For an hour-and-a-half, I got to pick Kurzweil’s brain, discussing the most important tech trends and how he sees the future with a hopeful lens. It was a moment I will never forget, and a prime example of the kind of once-in-a-lifetime opportunities Oxford offers.

Describe your biggest accomplishment in your career so far: Being admitted to Oxford is an achievement I feel really proud of. It is not just the prestige of the institution that makes it so special, but the struggles I overcame to get here. For several months, like most MBA applicants, I had exhausting early mornings spent trying to master the GMAT. On top of that, I was working on an incredibly demanding M&A project, planning my wedding, writing applications for business school, and trying to balance my personal life – all while coping with the stress of the COVID-19 pandemic. Now, as I look back on all the hard work and determination I put in, I am filled with a sense of pride and accomplishment. Because, as they say, the achievements we work the hardest for are the ones that bring us the greatest joy.

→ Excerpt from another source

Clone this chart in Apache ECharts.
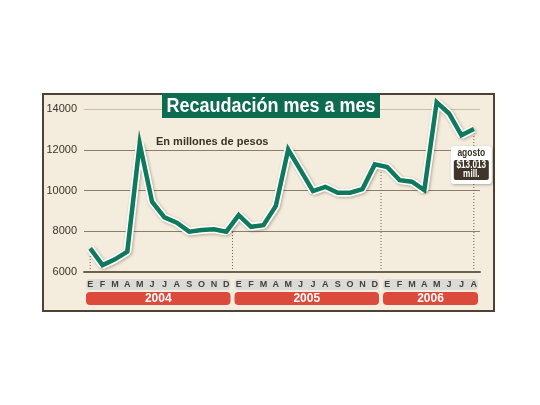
<!DOCTYPE html>
<html>
<head>
<meta charset="utf-8">
<script src="https://cdn.jsdelivr.net/npm/echarts@6/dist/echarts.min.js"></script>
<style>
  html, body { margin: 0; padding: 0; background: #fff; }
  #chart { width: 540px; height: 405px; }
</style>
</head>
<body>
<div id="chart"></div>
<script>
// meses (inicial) y años
const monthLetters = ['E', 'F', 'M', 'A', 'M', 'J', 'J', 'A', 'S', 'O', 'N', 'D']
const years = ['2004', '2005', '2006']
// recaudación mensual, millones de pesos
const values2004 = [7160, 6340, 6620, 7000, 12300, 9450, 8680, 8420, 7980, 8060, 8100, 7980]
const values2005 = [8790, 8220, 8300, 9240, 12010, 11000, 9970, 10180, 9890, 9890, 10070, 11280]
const values2006 = [11150, 10510, 10430, 10020, 14330, 13780, 12710, 13013]
const yTicks = [6000, 8000, 10000, 12000, 14000]

const yearValues = [values2004, values2005, values2006]
const categories = []
const values = []
yearValues.forEach((vals) => {
  vals.forEach((v, i) => {
    categories.push(monthLetters[i])
    values.push(v)
  })
})

const FONT = '"Liberation Sans", Arial, sans-serif'
const green = '#0f7a5b'

const chart = echarts.init(document.getElementById('chart'))

const option = {
  backgroundColor: '#ffffff',
  animation: false,
  grid: { left: 84, right: 60, top: 109, bottom: 133 },
  xAxis: {
    type: 'category',
    data: categories,
    boundaryGap: true,
    axisLine: { lineStyle: { color: '#6e604d', width: 2 } },
    axisTick: { show: false },
    axisLabel: {
      interval: 0,
      margin: 8,
      fontFamily: FONT,
      fontSize: 9,
      fontWeight: 'bold',
      color: '#45403a',
    },
    splitLine: { show: false },
  },
  yAxis: {
    type: 'value',
    min: yTicks[0],
    max: yTicks[yTicks.length - 1],
    interval: 2000,
    axisLine: { show: false },
    axisTick: { show: false },
    axisLabel: {
      margin: 7,
      fontFamily: FONT,
      fontSize: 11,
      color: '#3a342c',
      formatter: (v) => String(v),
    },
    splitLine: {
      lineStyle: {
        color: ['#8c7d69', '#8c7d69', '#8c7d69', '#8c7d69', '#cbbda8'],
        width: 1,
      },
    },
  },
  series: [
    {
      // borde blanco con sombra
      type: 'line',
      data: values,
      symbol: 'none',
      clip: false,
      z: 3,
      lineStyle: {
        color: '#ffffff',
        width: 8,
        shadowColor: 'rgba(60,40,20,0.35)',
        shadowBlur: 3,
        shadowOffsetX: 1,
        shadowOffsetY: 1,
      },
    },
    {
      type: 'line',
      data: values,
      symbol: 'none',
      clip: false,
      z: 4,
      lineStyle: { color: green, width: 4.5, join: 'miter' },
    },
  ],
}
chart.setOption(option)

// decoración calculada desde las escalas
function toPx(i, v) {
  return chart.convertToPixel({ seriesIndex: 1 }, [i, v])
}
const step = toPx(1, 0)[0] - toPx(0, 0)[0]
const axisY = toPx(0, yTicks[0])[1]
const graphics = []

// fondo y marco
graphics.push({
  type: 'rect',
  z: -10,
  shape: { x: 43, y: 94, width: 451, height: 217 },
  style: { fill: '#f4eddd', stroke: '#4d4233', lineWidth: 2 },
})

let start = 0
yearValues.forEach((vals, k) => {
  const end = start + vals.length - 1
  const x0 = toPx(start, 0)[0] - step / 2 + 2
  const x1 = toPx(end, 0)[0] + step / 2 - 2
  // franja gris de meses
  graphics.push({
    type: 'rect',
    z: -5,
    shape: { x: x0, y: axisY + 7, width: x1 - x0, height: 11, r: 4 },
    style: { fill: '#dcdad6' },
  })
  // franja roja del año
  graphics.push({
    type: 'rect',
    z: 5,
    shape: { x: x0, y: axisY + 20, width: x1 - x0, height: 13, r: 4 },
    style: { fill: '#dc4a3b' },
  })
  graphics.push({
    type: 'text',
    z: 6,
    x: (x0 + x1) / 2,
    y: axisY + 26.5,
    style: {
      text: years[k],
      fill: '#ffffff',
      font: 'bold 12px ' + FONT,
      align: 'center',
      verticalAlign: 'middle',
    },
  })
  start = end + 1
})

// líneas punteadas verticales
function dotted(x, yTop) {
  graphics.push({
    type: 'line',
    z: 1,
    shape: { x1: x, y1: axisY, x2: x, y2: yTop },
    style: { stroke: '#6e604d', lineWidth: 1, lineDash: [1, 2] },
  })
}
dotted(toPx(0, 0)[0], toPx(0, values[0])[1])
let boundary = 0
yearValues.slice(0, -1).forEach((vals) => {
  boundary += vals.length
  const a = toPx(boundary - 1, values[boundary - 1])
  const b = toPx(boundary, values[boundary])
  dotted((a[0] + b[0]) / 2, (a[1] + b[1]) / 2)
})
const lastIdx = values.length - 1
const lastPt = toPx(lastIdx, values[lastIdx])
dotted(lastPt[0], lastPt[1])

// título
graphics.push({
  type: 'rect',
  z: 20,
  shape: { x: 162, y: 93, width: 218, height: 25 },
  style: { fill: '#0d6b50' },
})
graphics.push({
  type: 'text',
  z: 21,
  x: 271,
  y: 106,
  scaleX: 0.9,
  style: {
    text: 'Recaudación mes a mes',
    fill: '#ffffff',
    font: 'bold 20px ' + FONT,
    align: 'center',
    verticalAlign: 'middle',
  },
})
graphics.push({
  type: 'text',
  z: 21,
  x: 156,
  y: 142,
  style: {
    text: 'En millones de pesos',
    fill: '#3b3126',
    font: 'bold 11px ' + FONT,
    verticalAlign: 'middle',
  },
})

// etiqueta del último mes
const lastValue = values[lastIdx]
const boxX = lastPt[0] - 23
graphics.push({
  type: 'rect',
  z: 20,
  shape: { x: boxX, y: 146, width: 41, height: 38, r: 3 },
  style: {
    fill: '#ffffff',
    shadowColor: 'rgba(0,0,0,0.3)',
    shadowBlur: 3,
    shadowOffsetX: 1,
    shadowOffsetY: 1,
  },
})
graphics.push({
  type: 'text',
  z: 21,
  x: boxX + 20.5,
  y: 153,
  scaleX: 0.85,
  style: {
    text: 'agosto',
    fill: '#3b3126',
    font: 'bold 10px ' + FONT,
    align: 'center',
    verticalAlign: 'middle',
  },
})
graphics.push({
  type: 'rect',
  z: 21,
  shape: { x: boxX + 3, y: 160, width: 35, height: 20, r: 2 },
  style: { fill: '#41342a' },
})
graphics.push({
  type: 'text',
  z: 22,
  x: boxX + 20.5,
  y: 170,
  scaleX: 0.82,
  style: {
    text: '$' + (lastValue / 1000).toFixed(3) + '\nmill.',
    fill: '#ffffff',
    font: 'bold 10px ' + FONT,
    lineHeight: 9,
    align: 'center',
    verticalAlign: 'middle',
  },
})

chart.setOption({ graphic: { elements: graphics } })
</script>
</body>
</html>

Describe your biggest accomplishment as an MBA student so far. Getting to the semifinals of the All Innovate competition was a huge accomplishment for me and my team. We were a diverse group of MBA students with different backgrounds, united by a shared passion for entrepreneurship and a desire to make a real impact in the world.

Our business idea was truly unique and innovative, tackling the pressing issue of waste management in Mexico. We envisioned a subscriber-based company that would collect recyclable waste from households in Mexico’s largest cities and sell it to interested organizations. It was a challenging and ambitious project, but we were able to pull it off and make it to the semi-finals. The competition was intense, but we pitched our idea with confidence and conviction. It was an incredible experience that I will always remember, and I am so proud of what we achieved.

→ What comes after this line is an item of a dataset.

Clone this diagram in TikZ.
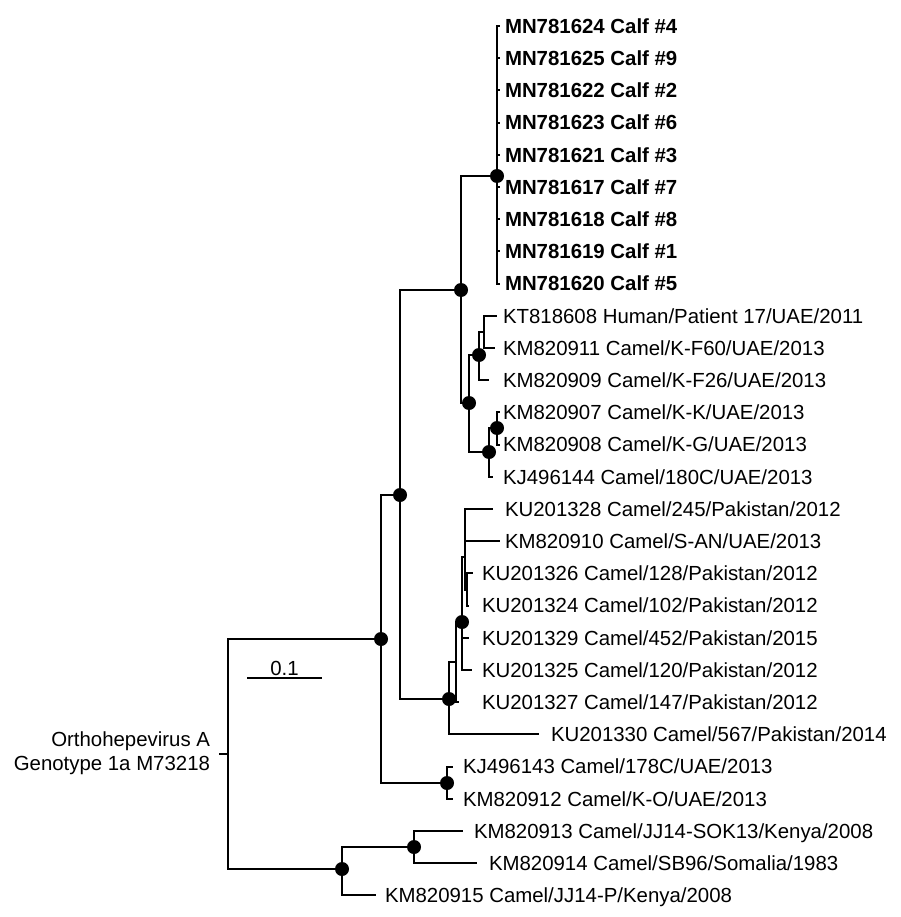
\documentclass[tikz,border=0pt]{standalone}
\usepackage{fontspec}
\setmainfont{Liberation Sans}
\begin{document}
\begin{tikzpicture}[x=1pt,y=-1pt,line width=2pt,
    dot/.style={circle,fill=black,inner sep=0pt,minimum size=14pt},
    leaf/.style={anchor=base west,inner sep=0pt,font=\fontsize{20.4}{24.5}\selectfont},
    calf/.style={leaf,font=\fontsize{20.4}{24.5}\selectfont\bfseries}]
      \useasboundingbox[fill=white](0,0) rectangle (900,917);
      \node[dot](N1) at (381,639) {};
      \node[dot](N2) at (400,495) {};
      \node[dot](N3) at (461,290) {};
      \node[dot](N4) at (449,699) {};
      \node[dot](N5) at (469,403) {};
      \node[dot](NC) at (497,176) {};
      \node[dot](N7) at (479,355) {};
      \node[dot](N8) at (489,452) {};
      \node[dot](N9) at (497,428) {};
      \node[dot](N10) at (462,622) {};
      \node[dot](NP) at (447,783) {};
      \node[dot](N11) at (342,869) {};
      \node[dot](N12) at (414,847) {};
      \coordinate(R) at (228,754);
      \coordinate(OG) at (219,754);
      \coordinate(M) at (484,332);
      \coordinate(A) at (456,662);
      \coordinate(B) at (465,557);
      \coordinate(D) at (467,590);
      \coordinate(T1) at (500,26);
      \coordinate(T2) at (500,58.2);
      \coordinate(T3) at (500,90.4);
      \coordinate(T4) at (500,122.6);
      \coordinate(T5) at (500,154.8);
      \coordinate(T6) at (500,187);
      \coordinate(T7) at (500,219.2);
      \coordinate(T8) at (500,251.4);
      \coordinate(T9) at (500,283.6);
      \coordinate(T10) at (497,315.8);
      \coordinate(T11) at (495,348);
      \coordinate(T12) at (489,380.2);
      \coordinate(T13) at (500,412.4);
      \coordinate(T14) at (500,444.6);
      \coordinate(T15) at (493,476.8);
      \coordinate(T16) at (493,509);
      \coordinate(T17) at (500,541.2);
      \coordinate(T18) at (473,573.4);
      \coordinate(T19) at (469,605.6);
      \coordinate(T20) at (469,637.8);
      \coordinate(T21) at (472,670);
      \coordinate(T22) at (459,702.2);
      \coordinate(T23) at (539,734.4);
      \coordinate(T24) at (453,766.6);
      \coordinate(T25) at (453,798.8);
      \coordinate(T26) at (463,831);
      \coordinate(T27) at (477,863.2);
      \coordinate(T28) at (376,895.4);
      \draw(OG)--(R) (R)|-(N1.center) (R)|-(N11.center);
      \draw(N1.center)|-(N2.center) (N1.center)|-(NP.center);
      \draw(N2.center)|-(N3.center) (N2.center)|-(N4.center);
      \draw(N3.center)|-(NC.center) (N3.center)|-(N5.center);
      \draw(NC.center)|-(T1) (NC.center)|-(T2) (NC.center)|-(T3) (NC.center)|-(T4) (NC.center)|-(T5)
        (NC.center)|-(T6) (NC.center)|-(T7) (NC.center)|-(T8) (NC.center)|-(T9);
      \draw(N5.center)|-(N7.center) (N5.center)|-(N8.center);
      \draw(N7.center)|-(M) (N7.center)|-(T12) (M)|-(T10) (M)|-(T11);
      \draw(N8.center)|-(N9.center) (N8.center)|-(T15) (N9.center)|-(T13) (N9.center)|-(T14);
      \draw(N4.center)|-(A) (N4.center)|-(T23) (A)|-(N10.center) (A)|-(T22);
      \draw(N10.center)|-(B) (N10.center)|-(T20) (N10.center)|-(T21);
      \draw(B)|-(T16) (B)|-(T17) (B)|-(D) (D)|-(T18) (D)|-(T19);
      \draw(NP.center)|-(T24) (NP.center)|-(T25);
      \draw(N11.center)|-(N12.center) (N11.center)|-(T28) (N12.center)|-(T26) (N12.center)|-(T27);
      \node[calf](L1) at (504,33.3) {MN781624 Calf \#4};
      \node[calf](L2) at (504,65.5) {MN781625 Calf \#9};
      \node[calf](L3) at (504,97.7) {MN781622 Calf \#2};
      \node[calf](L4) at (504,129.9) {MN781623 Calf \#6};
      \node[calf](L5) at (504,162.1) {MN781621 Calf \#3};
      \node[calf](L6) at (504,194.3) {MN781617 Calf \#7};
      \node[calf](L7) at (504,226.5) {MN781618 Calf \#8};
      \node[calf](L8) at (504,258.7) {MN781619 Calf \#1};
      \node[calf](L9) at (504,290.9) {MN781620 Calf \#5};
      \node[leaf](L10) at (502,323.1) {KT818608 Human/Patient 17/UAE/2011};
      \node[leaf](L11) at (502,355.3) {KM820911 Camel/K-F60/UAE/2013};
      \node[leaf](L12) at (502,387.5) {KM820909 Camel/K-F26/UAE/2013};
      \node[leaf](L13) at (502,419.7) {KM820907 Camel/K-K/UAE/2013};
      \node[leaf](L14) at (502,451.9) {KM820908 Camel/K-G/UAE/2013};
      \node[leaf](L15) at (502,484.1) {KJ496144 Camel/180C/UAE/2013};
      \node[leaf](L16) at (504,516.3) {KU201328 Camel/245/Pakistan/2012};
      \node[leaf](L17) at (504,548.5) {KM820910 Camel/S-AN/UAE/2013};
      \node[leaf](L18) at (481,580.7) {KU201326 Camel/128/Pakistan/2012};
      \node[leaf](L19) at (481,612.9) {KU201324 Camel/102/Pakistan/2012};
      \node[leaf](L20) at (481,645.1) {KU201329 Camel/452/Pakistan/2015};
      \node[leaf](L21) at (481,677.3) {KU201325 Camel/120/Pakistan/2012};
      \node[leaf](L22) at (481,709.5) {KU201327 Camel/147/Pakistan/2012};
      \node[leaf](L23) at (550,741.7) {KU201330 Camel/567/Pakistan/2014};
      \node[leaf](L24) at (462,773.9) {KJ496143 Camel/178C/UAE/2013};
      \node[leaf](L25) at (462,806.1) {KM820912 Camel/K-O/UAE/2013};
      \node[leaf](L26) at (473,838.3) {KM820913 Camel/JJ14-SOK13/Kenya/2008};
      \node[leaf](L27) at (488,870.5) {KM820914 Camel/SB96/Somalia/1983};
      \node[leaf](L28) at (384,902.7) {KM820915 Camel/JJ14-P/Kenya/2008};
      \node[leaf,anchor=base east](OGA) at (211,746.3) {Orthohepevirus A};
      \node[leaf,anchor=base east](OGB) at (211,770.3) {Genotype 1a M73218};
      \coordinate(S1) at (247,678);
      \coordinate(S2) at (322,678);
      \draw(S1)--(S2);
      \node[leaf,anchor=base](SL) at (284.5,675) {0.1};
    \end{tikzpicture}
\end{document}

What has been the biggest epiphany you’ve gained about yourself or the world since you started your MBA program? Getting imposter syndrome is quite common when coming to these kinds of programs. When you surround yourself with such smart people, with incredible backgrounds, in a university known for being the cradle of people who have totally changed the world, it is easy to fall into this problem.

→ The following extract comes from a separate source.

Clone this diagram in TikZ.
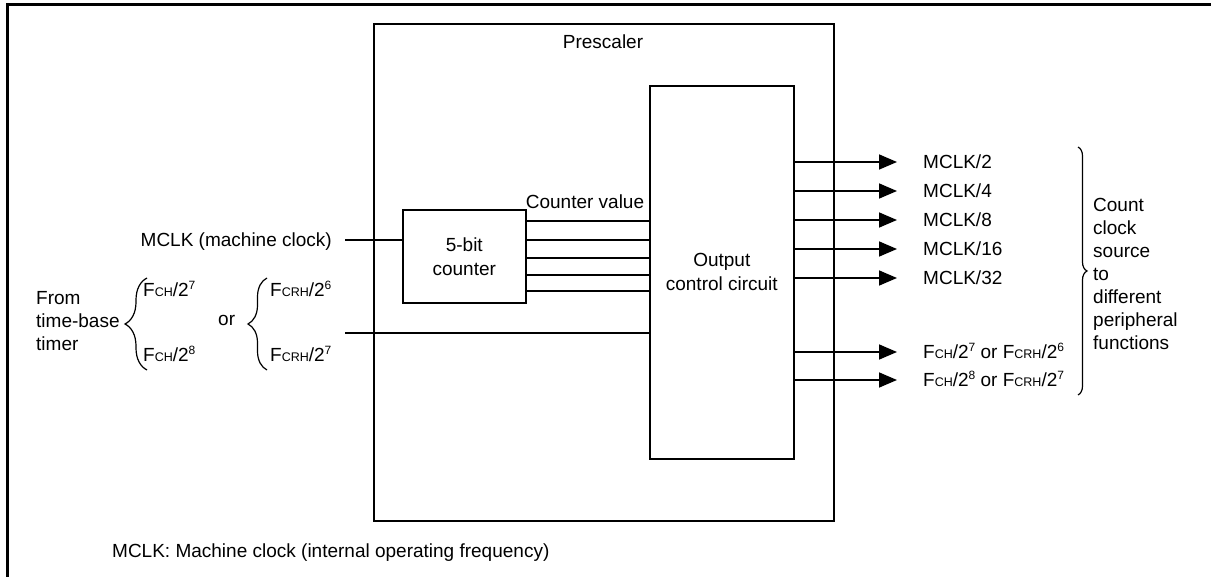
\documentclass[tikz,border=0pt]{standalone}
\usepackage{fontspec}
\setmainfont{Liberation Sans}
\usetikzlibrary{arrows.meta,decorations.pathreplacing}
% small subscript letters and raised exponents
\newcommand{\lo}[1]{{\fontsize{12.5}{12}\selectfont #1}}
\newcommand{\hi}[1]{\raisebox{0.42em}{\fontsize{12}{12}\selectfont #1}}
\begin{document}
\begin{tikzpicture}[x=1pt,y=-1pt,
  txt/.style={font=\fontsize{19}{23}\selectfont, inner sep=0pt},
  blk/.style={draw, line width=1.6pt, font=\fontsize{19}{24}\selectfont, align=center},
  wire/.style={line width=1.6pt},
  arr/.style={wire, -{Triangle[length=18pt,width=15pt]}},
  brc/.style={decorate, decoration={brace, amplitude=#1}, line width=1.2pt}]
\useasboundingbox (0,0) rectangle (1211,577);

% frame
\draw[line width=3pt] (7.5,577) -- (7.5,4.5) -- (1211,4.5);

% blocks
\node[blk, anchor=north west, minimum width=460pt, minimum height=497pt] (pre) at (373,23) {};
\node[txt] (pretitle) at (603,42) {Prescaler};
\node[blk, anchor=north west, minimum width=144pt, minimum height=373pt] (ocb) at (649,85) {Output\\control circuit};
\node[blk, anchor=north west, minimum width=123pt, minimum height=93pt] (cnt) at (402,209) {5-bit\\counter};

% counter value bus
\node[txt, anchor=base] (cv) at (585,209) {Counter value};
\foreach \yy in {221,240,258,275,291}
  \draw[wire] (cnt.east |- 0,\yy) -- (ocb.west |- 0,\yy);

% inputs
\node[txt, anchor=base east] (mclk) at (332,247) {MCLK (machine clock)};
\coordinate (mclkin) at (345,240);
\draw[wire] (mclkin) -- (cnt.west |- mclkin);

\node[txt, anchor=west, align=left] (tb) at (36,321) {From\\time-base\\timer};
\draw[brc=22pt] (147,370) -- (147,278);
\node[txt, anchor=base west] (fch7) at (143,297) {F\lo{CH}/2\hi{7}};
\node[txt, anchor=base west] (fch8) at (143,362) {F\lo{CH}/2\hi{8}};
\node[txt, anchor=base west] (or) at (218,326) {or};
\draw[brc=19pt] (267,370) -- (267,278);
\node[txt, anchor=base west] (fcrh6) at (270,297) {F\lo{CRH}/2\hi{6}};
\node[txt, anchor=base west] (fcrh7) at (270,362) {F\lo{CRH}/2\hi{7}};
\coordinate (fin) at (345,333);
\draw[wire] (fin) -- (ocb.west |- fin);

% outputs
\coordinate (t1) at (897,162);
\coordinate (t2) at (897,191);
\coordinate (t3) at (897,220);
\coordinate (t4) at (897,249);
\coordinate (t5) at (897,278);
\coordinate (t6) at (897,352);
\coordinate (t7) at (897,380);
\foreach \t in {t1,t2,t3,t4,t5,t6,t7}
  \draw[arr] (ocb.east |- \t) -- (\t);
\node[txt, anchor=base west] (o1) at (923,169) {MCLK/2};
\node[txt, anchor=base west] (o2) at (923,198) {MCLK/4};
\node[txt, anchor=base west] (o3) at (923,227) {MCLK/8};
\node[txt, anchor=base west] (o4) at (923,256) {MCLK/16};
\node[txt, anchor=base west] (o5) at (923,285) {MCLK/32};
\node[txt, anchor=base west] (o6) at (923,359) {F\lo{CH}/2\hi{7} or F\lo{CRH}/2\hi{6}};
\node[txt, anchor=base west] (o7) at (923,387) {F\lo{CH}/2\hi{8} or F\lo{CRH}/2\hi{7}};

\draw[brc=9pt] (1078,147) -- (1078,395);
\node[txt, anchor=west, align=left] (dest) at (1093,274)
  {Count\\clock\\source\\to\\different\\peripheral\\functions};

% note
\node[txt, anchor=base west] (note) at (112,557) {MCLK: Machine clock (internal operating frequency)};
\end{tikzpicture}
\end{document}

Do I really have the skills to be here?

My biggest epiphany has been to understand what happens when you beat the impostor syndrome: a huge boost of confidence and self-esteem.

When you share your knowledge and experience with people you admire —whether that is in class or in a bar, and see that your thoughts are highly valued – you realize that your acceptance to this university was not a mistake by the admissions team. Instead, you discover that your learnings, challenges, and vision of the world are worth sharing and that owning them is the first step towards creating that impact you have been craving to have in the world.